GIVEN TASK: Your task is to print the material below exactly as presented.

DATA ROWS:
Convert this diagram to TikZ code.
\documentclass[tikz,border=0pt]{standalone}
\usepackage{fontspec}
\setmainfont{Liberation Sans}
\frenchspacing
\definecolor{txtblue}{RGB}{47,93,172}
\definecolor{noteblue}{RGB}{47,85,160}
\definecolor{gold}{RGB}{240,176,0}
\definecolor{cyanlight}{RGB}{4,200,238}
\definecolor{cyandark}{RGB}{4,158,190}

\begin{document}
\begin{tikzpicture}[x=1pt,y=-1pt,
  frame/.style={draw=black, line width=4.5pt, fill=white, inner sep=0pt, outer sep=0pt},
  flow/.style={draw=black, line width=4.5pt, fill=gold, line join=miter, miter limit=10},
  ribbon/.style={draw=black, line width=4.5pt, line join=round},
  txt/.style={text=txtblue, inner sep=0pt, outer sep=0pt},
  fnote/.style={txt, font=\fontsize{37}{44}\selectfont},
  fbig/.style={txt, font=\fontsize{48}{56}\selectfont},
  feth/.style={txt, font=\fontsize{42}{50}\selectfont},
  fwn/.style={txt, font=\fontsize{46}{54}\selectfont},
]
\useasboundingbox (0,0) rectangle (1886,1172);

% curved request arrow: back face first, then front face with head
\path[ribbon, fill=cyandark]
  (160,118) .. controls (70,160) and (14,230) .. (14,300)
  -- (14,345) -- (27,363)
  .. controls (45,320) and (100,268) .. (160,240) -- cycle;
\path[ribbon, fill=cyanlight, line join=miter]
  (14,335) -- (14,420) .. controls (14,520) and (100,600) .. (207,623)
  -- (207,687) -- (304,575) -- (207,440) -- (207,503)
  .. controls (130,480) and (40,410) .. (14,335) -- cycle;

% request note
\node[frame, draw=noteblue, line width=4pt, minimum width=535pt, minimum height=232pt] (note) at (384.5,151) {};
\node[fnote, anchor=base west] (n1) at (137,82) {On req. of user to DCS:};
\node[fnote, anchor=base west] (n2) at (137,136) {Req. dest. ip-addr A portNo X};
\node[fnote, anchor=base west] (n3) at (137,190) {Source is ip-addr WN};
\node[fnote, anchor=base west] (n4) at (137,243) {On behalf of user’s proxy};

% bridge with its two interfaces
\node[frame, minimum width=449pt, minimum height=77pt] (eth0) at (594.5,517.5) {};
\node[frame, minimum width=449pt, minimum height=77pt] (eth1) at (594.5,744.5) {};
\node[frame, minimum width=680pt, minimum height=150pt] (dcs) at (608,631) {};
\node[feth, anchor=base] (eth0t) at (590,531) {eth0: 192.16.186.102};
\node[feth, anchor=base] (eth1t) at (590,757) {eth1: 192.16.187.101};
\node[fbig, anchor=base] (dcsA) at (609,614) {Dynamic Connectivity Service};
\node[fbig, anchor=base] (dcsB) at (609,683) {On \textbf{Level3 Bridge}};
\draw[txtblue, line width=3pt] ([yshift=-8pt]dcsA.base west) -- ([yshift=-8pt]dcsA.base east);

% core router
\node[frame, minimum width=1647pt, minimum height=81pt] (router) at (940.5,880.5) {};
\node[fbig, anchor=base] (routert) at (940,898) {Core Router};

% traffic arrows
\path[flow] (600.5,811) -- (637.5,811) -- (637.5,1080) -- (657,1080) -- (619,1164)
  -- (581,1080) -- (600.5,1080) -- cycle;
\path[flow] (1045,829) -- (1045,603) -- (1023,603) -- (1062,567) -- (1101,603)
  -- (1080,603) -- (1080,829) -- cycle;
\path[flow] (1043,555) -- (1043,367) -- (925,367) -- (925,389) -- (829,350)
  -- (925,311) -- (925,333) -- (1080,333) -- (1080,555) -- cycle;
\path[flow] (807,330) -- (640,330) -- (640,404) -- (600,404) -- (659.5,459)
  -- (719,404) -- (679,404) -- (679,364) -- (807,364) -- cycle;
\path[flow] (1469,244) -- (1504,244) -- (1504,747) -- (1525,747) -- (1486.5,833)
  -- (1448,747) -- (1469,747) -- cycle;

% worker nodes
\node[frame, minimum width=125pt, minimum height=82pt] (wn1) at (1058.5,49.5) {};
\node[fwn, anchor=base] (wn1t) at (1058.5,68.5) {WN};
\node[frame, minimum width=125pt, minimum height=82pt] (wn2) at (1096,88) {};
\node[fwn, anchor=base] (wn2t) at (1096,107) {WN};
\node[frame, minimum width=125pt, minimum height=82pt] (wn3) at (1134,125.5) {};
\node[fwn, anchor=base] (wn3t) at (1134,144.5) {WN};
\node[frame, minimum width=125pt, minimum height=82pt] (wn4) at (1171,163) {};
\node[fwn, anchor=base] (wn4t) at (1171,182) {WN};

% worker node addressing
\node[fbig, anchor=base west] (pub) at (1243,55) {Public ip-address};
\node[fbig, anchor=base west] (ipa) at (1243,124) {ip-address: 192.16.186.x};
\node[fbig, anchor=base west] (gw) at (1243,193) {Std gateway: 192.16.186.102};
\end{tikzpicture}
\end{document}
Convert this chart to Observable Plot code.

OUTPUT BELOW:
Convert this diagram to TikZ code.
\documentclass[tikz,border=0pt]{standalone}
\usepackage{fontspec}
\setmainfont{Liberation Sans}
\frenchspacing
\definecolor{txtblue}{RGB}{47,93,172}
\definecolor{noteblue}{RGB}{47,85,160}
\definecolor{gold}{RGB}{240,176,0}
\definecolor{cyanlight}{RGB}{4,200,238}
\definecolor{cyandark}{RGB}{4,158,190}

\begin{document}
\begin{tikzpicture}[x=1pt,y=-1pt,
  frame/.style={draw=black, line width=4.5pt, fill=white, inner sep=0pt, outer sep=0pt},
  flow/.style={draw=black, line width=4.5pt, fill=gold, line join=miter, miter limit=10},
  ribbon/.style={draw=black, line width=4.5pt, line join=round},
  txt/.style={text=txtblue, inner sep=0pt, outer sep=0pt},
  fnote/.style={txt, font=\fontsize{37}{44}\selectfont},
  fbig/.style={txt, font=\fontsize{48}{56}\selectfont},
  feth/.style={txt, font=\fontsize{42}{50}\selectfont},
  fwn/.style={txt, font=\fontsize{46}{54}\selectfont},
]
\useasboundingbox (0,0) rectangle (1886,1172);

% curved request arrow: back face first, then front face with head
\path[ribbon, fill=cyandark]
  (160,118) .. controls (70,160) and (14,230) .. (14,300)
  -- (14,345) -- (27,363)
  .. controls (45,320) and (100,268) .. (160,240) -- cycle;
\path[ribbon, fill=cyanlight, line join=miter]
  (14,335) -- (14,420) .. controls (14,520) and (100,600) .. (207,623)
  -- (207,687) -- (304,575) -- (207,440) -- (207,503)
  .. controls (130,480) and (40,410) .. (14,335) -- cycle;

% request note
\node[frame, draw=noteblue, line width=4pt, minimum width=535pt, minimum height=232pt] (note) at (384.5,151) {};
\node[fnote, anchor=base west] (n1) at (137,82) {On req. of user to DCS:};
\node[fnote, anchor=base west] (n2) at (137,136) {Req. dest. ip-addr A portNo X};
\node[fnote, anchor=base west] (n3) at (137,190) {Source is ip-addr WN};
\node[fnote, anchor=base west] (n4) at (137,243) {On behalf of user’s proxy};

% bridge with its two interfaces
\node[frame, minimum width=449pt, minimum height=77pt] (eth0) at (594.5,517.5) {};
\node[frame, minimum width=449pt, minimum height=77pt] (eth1) at (594.5,744.5) {};
\node[frame, minimum width=680pt, minimum height=150pt] (dcs) at (608,631) {};
\node[feth, anchor=base] (eth0t) at (590,531) {eth0: 192.16.186.102};
\node[feth, anchor=base] (eth1t) at (590,757) {eth1: 192.16.187.101};
\node[fbig, anchor=base] (dcsA) at (609,614) {Dynamic Connectivity Service};
\node[fbig, anchor=base] (dcsB) at (609,683) {On \textbf{Level3 Bridge}};
\draw[txtblue, line width=3pt] ([yshift=-8pt]dcsA.base west) -- ([yshift=-8pt]dcsA.base east);

% core router
\node[frame, minimum width=1647pt, minimum height=81pt] (router) at (940.5,880.5) {};
\node[fbig, anchor=base] (routert) at (940,898) {Core Router};

% traffic arrows
\path[flow] (600.5,811) -- (637.5,811) -- (637.5,1080) -- (657,1080) -- (619,1164)
  -- (581,1080) -- (600.5,1080) -- cycle;
\path[flow] (1045,829) -- (1045,603) -- (1023,603) -- (1062,567) -- (1101,603)
  -- (1080,603) -- (1080,829) -- cycle;
\path[flow] (1043,555) -- (1043,367) -- (925,367) -- (925,389) -- (829,350)
  -- (925,311) -- (925,333) -- (1080,333) -- (1080,555) -- cycle;
\path[flow] (807,330) -- (640,330) -- (640,404) -- (600,404) -- (659.5,459)
  -- (719,404) -- (679,404) -- (679,364) -- (807,364) -- cycle;
\path[flow] (1469,244) -- (1504,244) -- (1504,747) -- (1525,747) -- (1486.5,833)
  -- (1448,747) -- (1469,747) -- cycle;

% worker nodes
\node[frame, minimum width=125pt, minimum height=82pt] (wn1) at (1058.5,49.5) {};
\node[fwn, anchor=base] (wn1t) at (1058.5,68.5) {WN};
\node[frame, minimum width=125pt, minimum height=82pt] (wn2) at (1096,88) {};
\node[fwn, anchor=base] (wn2t) at (1096,107) {WN};
\node[frame, minimum width=125pt, minimum height=82pt] (wn3) at (1134,125.5) {};
\node[fwn, anchor=base] (wn3t) at (1134,144.5) {WN};
\node[frame, minimum width=125pt, minimum height=82pt] (wn4) at (1171,163) {};
\node[fwn, anchor=base] (wn4t) at (1171,182) {WN};

% worker node addressing
\node[fbig, anchor=base west] (pub) at (1243,55) {Public ip-address};
\node[fbig, anchor=base west] (ipa) at (1243,124) {ip-address: 192.16.186.x};
\node[fbig, anchor=base west] (gw) at (1243,193) {Std gateway: 192.16.186.102};
\end{tikzpicture}
\end{document}
Convert this chart to Observable Plot code.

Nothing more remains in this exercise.